Türkiye bir çok alanda tel tel dökülmektedir. Hükümet borç batağından kendini kurtaramamıştır. Şu anda yaptıkları tek bir şey vardır; borcu borçla kapatmak. Yeniden bir paradigma ortaya koy, yeniden bir anlayış ortaya koy. Çık de ki, 'üretim olmadan hayat olmaz, üretim olmadan enflasyon çözülmez.' Senin emrinle enflasyon yok olmaz. Faizi indirdin 8,5'a. Ne dedi, 'bu kardeşiniz burada olduğu sürece faiz yükselemez' dedi. 'Faiz inecek, enflasyon inecek, hayat pahalılığını sona erdireceğim' dedi. Kendine de 'Erdoğanizm' diye bir akım buldu. Döne dolaşa milleti kobay yaptı, deneme tahtası yaptı. Bu milletin yıllarını çalıyor. Senin biz deney kobayların değiliz. Millet senin deneme tahtan değil. Paranın başına Amerika'dan elemanlar getirdi. Şu anda yüzde 25 politik faiz, mevduat faiz 45, 55, 65 tutturana. Sanayici, yatırımcı evinde oturuyor kara kara düşünüyor. Piyasa kitlenmiş durumda.

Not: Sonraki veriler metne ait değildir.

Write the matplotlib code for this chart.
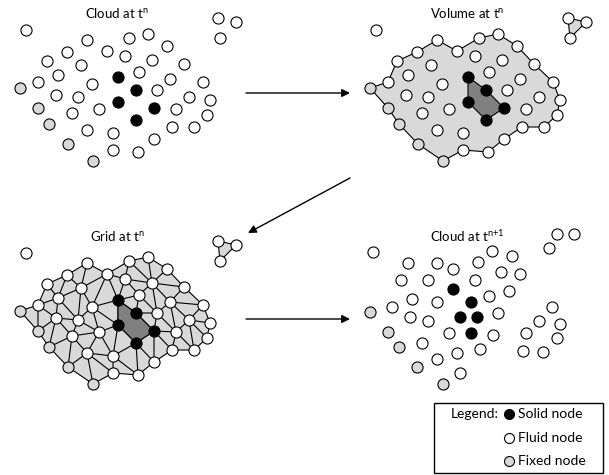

22 yıllık bir iktidardan daha rahat bir hayat beklersin. Sanki yeni iktidar olmuş gibi 18 Mayıs'tan sonra milletle dalga geçer gibi 'bu emeklilerin durumu iyi olmadı' demiş. Sanki uzayda yaşıyor. Hükümet eden sen değil misin? İllüzyon yapıyorlar. Millet 2 maaşla hayatı nasıl devam edecek diye düşünürken bütün televizyonlar CHP'yi tartışıyor. Bu oyuna son vermeliyiz. Tarım politikamız var mı? Milli Eğitim yap boz. Koskoca Türk milletinin eğitim sistemi yok. Onun için 'dindar bir nesil yetiştireceğiz' diyenler dini yok ettiler. Tarımı yok ettiler. Yaşama arzumuzu yok ettiler. Kardeşlik hukukumuzu yok ettiler. Sırf daha fazla oy almak kaygısıyla toplumu ikiye böldüler. Her türlü yolu mübah saydılar. Milletimiz çaresiz değil, çare sizsiniz.
"28 ŞUBATÇILARA CEZA VERDİLER, KENDİLERİ 28 ŞUBATÇILARI DA SOLLADILAR"
28 Şubatçılara ceza verdiler, kendileri 28 Şubatçıları da solladılar. Korku dağları sarmış. Niye korkuyorsun? Niye benim kendimi ifade etmeme ket vuruyorsun?. Ben bir siyasi hareketim. Anayasal haklarım var. Aynı şekilde diğer kurumların ve kuruluşlarında. Hepsini bir şekilde bastırıyorlar. Eskiden bir pahalılık olduğunda Sıhhiye Meydanı'nda, Abdi İpekçi'de, Güvenpark'ta nerede o mitingler? Niye yapmıyor bu toplum? Korku. 22 yıldır millete armağanları korku. Sivil toplum kuruluşları, partilerde korkuyor. Niye korkuyorsunuz? İnsanlar dünyaya bir kez gelir. Korkmayacağız, geri çekilmeyeceğiz, hakikatin sözcülüğünü yapmaya devam edeceğiz. Milleti uyandıracağız milletle yürüyeceğiz. Ülkeyi kimse babasının çiftliği gibi yönetemez. Gidip dün 'kötü' dediği, dün, 'zalim' dediği prenslerle, Salman'larla, emirliklerle yönetemez. Bir karış toprağımızı onlara peşkeş çekemez."